Несмотря на это, я не помышлял о бегстве — пока еще не помышлял. Отвоеванные мной ценности были слишком велики, чтобы рискнуть ими, поддавшись порыву нетерпения. Что мог бы я предпринять? Спрятаться в кузове грузовика, привозившего продукты? Перемахнуть через стену в попытке удрать от санитаров? Нет, мой шанс заключался не в этом.
Об уходе своем я думал каждый день. Покинуть психушку, оказаться подальше от нее, да, к этому я стремился. Но отвергал физическое усилие — не дано мне перешагнуть через барьер. Я ждал свою дочь…

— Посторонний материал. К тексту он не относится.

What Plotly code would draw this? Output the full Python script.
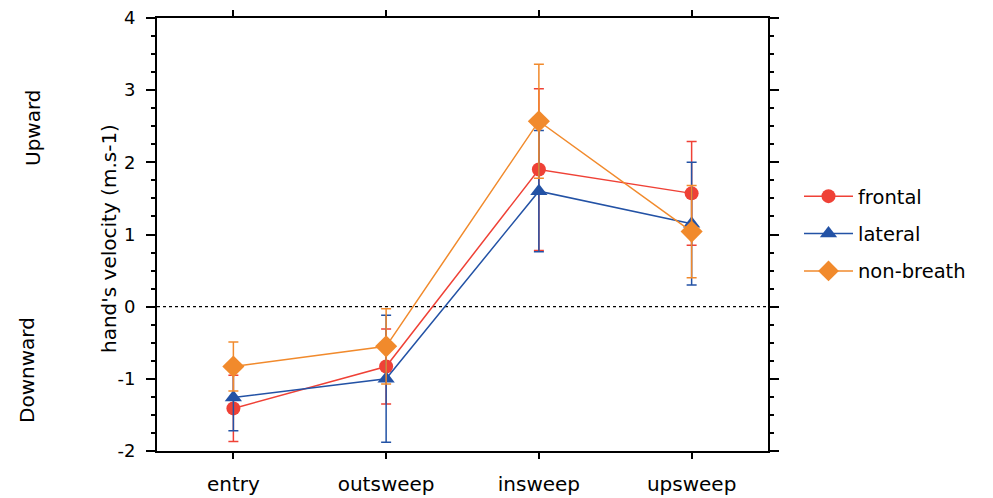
import plotly.graph_objects as go

phases = ["entry", "outsweep", "insweep", "upsweep"]
series_names = ["frontal", "lateral", "non-breath"]
frontal = [-1.41, -0.83, 1.90, 1.57]
frontal_err = [0.46, 0.52, 1.12, 0.72]
lateral = [-1.26, -1.00, 1.60, 1.15]
lateral_err = [0.46, 0.88, 0.84, 0.85]
nonbreath = [-0.83, -0.55, 2.57, 1.04]
nonbreath_err = [0.34, 0.52, 0.79, 0.64]
y_ticks = [-2, -1, 0, 1, 2, 3, 4]
y_tick_labels = ["-2", "-1", "0", "1", "2", "3", "4"]

colors = ["#EF4136", "#2352A5", "#F18A2C"]
symbols = ["circle", "triangle-up", "diamond"]
sizes = [14, 15, 17]
values = [frontal, lateral, nonbreath]
errors = [frontal_err, lateral_err, nonbreath_err]

FONT = "DejaVu Sans"
fig = go.Figure()
for i, name in enumerate(series_names):
    fig.add_trace(go.Scatter(
        x=list(range(len(phases))), y=values[i], name=name, mode="lines+markers",
        line=dict(color=colors[i], width=1.5),
        marker=dict(symbol=symbols[i], size=sizes[i], color=colors[i]),
        error_y=dict(type="data", array=errors[i], visible=True,
                     color=colors[i], thickness=1.5, width=5),
        legendgroup=name,
    ))

fig.add_shape(type="line", xref="paper", yref="y", x0=0, x1=1, y0=0, y1=0,
              line=dict(color="black", width=1.2, dash="dot"), layer="below")

axis_common = dict(showline=True, linecolor="black", linewidth=2, mirror="allticks",
                   ticks="outside", tickcolor="black", tickwidth=2, showgrid=False,
                   zeroline=False)
fig.update_xaxes(range=[-0.5, 3.5], tickvals=list(range(len(phases))), ticktext=phases,
                 ticklen=6, tickfont=dict(family=FONT, size=20, color="black"),
                 ticklabelstandoff=8, **axis_common)
fig.update_yaxes(range=[-2, 4], tickvals=y_ticks, ticktext=y_tick_labels, ticklen=9,
                 tickfont=dict(family=FONT, size=18, color="black"),
                 ticklabelstandoff=7,
                 minor=dict(dtick=0.25, ticks="outside", ticklen=4, tickcolor="black",
                            tickwidth=1.5, showgrid=False),
                 **axis_common)

pw, ph, L, B = 611, 433, 157, 47
def px(x):
    return (x - L) / pw
def py(y):
    return (498 - B - y) / ph

fig.add_annotation(text="hand's velocity (m.s-1)", xref="paper", yref="paper",
                   x=px(109), y=py(239), textangle=-90, showarrow=False,
                   xanchor="center", yanchor="middle",
                   font=dict(family=FONT, size=20, color="black"))
fig.add_annotation(text="Upward", xref="paper", yref="paper",
                   x=px(33), y=py(128), textangle=-90, showarrow=False,
                   xanchor="center", yanchor="middle",
                   font=dict(family=FONT, size=20, color="black"))
fig.add_annotation(text="Downward", xref="paper", yref="paper",
                   x=px(27), y=py(370), textangle=-90, showarrow=False,
                   xanchor="center", yanchor="middle",
                   font=dict(family=FONT, size=20, color="black"))

fig.update_layout(
    width=993, height=498,
    margin=dict(l=L, r=993 - L - pw, t=498 - B - ph, b=B, autoexpand=False),
    paper_bgcolor="white", plot_bgcolor="white",
    showlegend=True,
    legend=dict(x=px(799), y=py(234), xanchor="left", yanchor="middle",
                font=dict(family=FONT, size=19.5, color="black"),
                itemwidth=49, tracegroupgap=9, bgcolor="rgba(0,0,0,0)"),
    font=dict(family=FONT),
)

fig.write_html("out.html", config={"displayModeBar": False},
               post_script="document.body.style.margin='0px';document.body.style.overflow='hidden';")
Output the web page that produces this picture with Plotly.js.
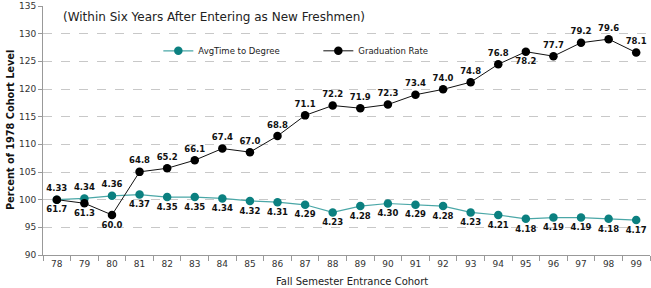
<!DOCTYPE html>
<html><head><meta charset="utf-8">
<script src="https://cdn.plot.ly/plotly-3.0.1.min.js"></script>
<style>html,body{margin:0;padding:0;background:#fff}</style>
</head><body><div id="chart" style="width:651px;height:288px"></div>
<script>
const cohorts = ['78','79','80','81','82','83','84','85','86','87','88','89','90','91','92','93','94','95','96','97','98','99'];
const avgTime = [4.33,4.34,4.36,4.37,4.35,4.35,4.34,4.32,4.31,4.29,4.23,4.28,4.30,4.29,4.28,4.23,4.21,4.18,4.19,4.19,4.18,4.17];
const gradRate = [61.7,61.3,60.0,64.8,65.2,66.1,67.4,67.0,68.8,71.1,72.2,71.9,72.3,73.4,74.0,74.8,76.8,78.2,77.7,79.2,79.6,78.1];
const yTicks = [90,95,100,105,110,115,120,125,130,135];
const avgLabelPos = ['top center','top center','top center','bottom center','bottom center','bottom center','bottom center','bottom center','bottom center','bottom center','bottom center','bottom center','bottom center','bottom center','bottom center','bottom center','bottom center','bottom center','bottom center','bottom center','bottom center','bottom center'];
const gradLabelPos = ['bottom center','bottom center','bottom center','top center','top center','top center','top center','top center','top center','top center','top center','top center','top center','top center','top center','top center','top center','bottom center','top center','top center','top center','top center'];

const pctAvg = avgTime.map(v => v / avgTime[0] * 100);
const pctGrad = gradRate.map(v => v / gradRate[0] * 100);
const labelFont = {family:'DejaVu Sans', size:8.5, color:'#111', weight:'bold'};

const traces = [
  {x:cohorts, y:pctAvg, name:'AvgTime to Degree', mode:'lines+markers+text',
   text:avgTime.map(v=>v.toFixed(2)), textposition:avgLabelPos, textfont:labelFont,
   line:{color:'#4aa7a7', width:1.2}, marker:{color:'#0b8080', size:8.5}, cliponaxis:false},
  {x:cohorts, y:pctGrad, name:'Graduation Rate', mode:'lines+markers+text',
   text:gradRate.map(v=>v.toFixed(1)), textposition:gradLabelPos, textfont:labelFont,
   line:{color:'#111', width:1}, marker:{color:'#000', size:8.5}, cliponaxis:false}
];
const layout = {
  width:651, height:288,
  margin:{l:43, r:1, t:6, b:33},
  paper_bgcolor:'#fff', plot_bgcolor:'#fff',
  font:{family:'DejaVu Sans', size:9, color:'#333'},
  showlegend:true,
  legend:{orientation:'h', x:0.19, y:0.82, xanchor:'left', yanchor:'middle',
          font:{family:'DejaVu Sans', size:8.5, color:'#222'}, itemwidth:30, bgcolor:'rgba(0,0,0,0)',
          traceorder:'normal', entrywidth:115},
  xaxis:{type:'category', range:[-0.5,21.5], tickson:'boundaries', ticks:'outside', ticklen:5,
         tickcolor:'#999', showline:true, linecolor:'#999', showgrid:false, zeroline:false,
         tickfont:{family:'DejaVu Sans', size:9, color:'#333'}},
  yaxis:{range:[90,135], tickmode:'array', tickvals:yTicks, ticks:'outside', ticklen:4, tickcolor:'#999', showline:true, linecolor:'#999',
         gridcolor:'#c8c8c8', griddash:'dash', zeroline:false,
         tickfont:{family:'DejaVu Sans', size:9, color:'#333'}},
  annotations:[
    {text:'(Within Six Years After Entering as New Freshmen)', xref:'paper', yref:'paper', x:0.03, y:0.955,
     xanchor:'left', yanchor:'middle', showarrow:false, font:{family:'DejaVu Sans', size:12, color:'#222'}},
    {text:'Fall Semester Entrance Cohort', xref:'paper', yref:'paper', x:0.509, y:-0.108,
     xanchor:'center', yanchor:'middle', showarrow:false, font:{family:'DejaVu Sans', size:10, color:'#222'}},
    {text:'<b>Percent of 1978 Cohort Level</b>', xref:'paper', yref:'paper', x:-0.0535, y:0.5, textangle:-90,
     xanchor:'center', yanchor:'middle', showarrow:false, font:{family:'DejaVu Sans', size:9.75, color:'#111'}}
  ]
};
Plotly.newPlot('chart', traces, layout, {displayModeBar:false, staticPlot:true});
</script></body></html>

Но ведь она так и не приехала, говорите вы? В вашем вопросе уже заключен ответ. Нет такого момента, когда отдаешь себе отчет, что никто к тебе не приедет. Когда страстно ждешь, столь же страстно веришь, что с каждым прожитым днем долгожданное мгновение приближается. Уже год прошел? Тем лучше, ей нужно было не меньше года, чтобы все подготовить… Два года прошло? Она вот-вот появится…
И потом, время в Клинике текло иначе, чем во внешнем мире. Никто не отмечал дни зарубками на стене, как в тюрьме. Все мы были помещены сюда навечно. Вечность состояла из одинаковых дней. К чему их считать?
Последняя ночь
Было уже около одиннадцати вечера, быть может, половина двенадцатого, мы проголодались, нам нужна была передышка, и тогда мы с Оссианом спустились вниз, чтобы поесть лукового супа в бистро, которое на ночь не закрывалось.
За едой, когда в разговоре наступила пауза, он вытащил из внутреннего кармана старую записную книжку красной кожи — тонкую и продолговатую, с позолоченной защелкой.
И протянул мне, чтобы я ее просмотры:
— Это то, что приходило мне в голову. Мои записи за последние дни пребывания в Клинике.
Я быстро перелистал страницы. В большинстве своем они оставались чистыми, другие же были усеяны фразами, расположенными как попало, без заголовка и знаков препинания. С его разрешения я приведу здесь некоторые строки.
Мы вернулись затем в его гостиничный номер. Оба мы были измучены, но время поджимало, нужно было сделать последнее усилие.
— Мне осталось рассказать совсем немного, — сказал он, желая ободрить меня. — Я перехожу к семидесятым годам.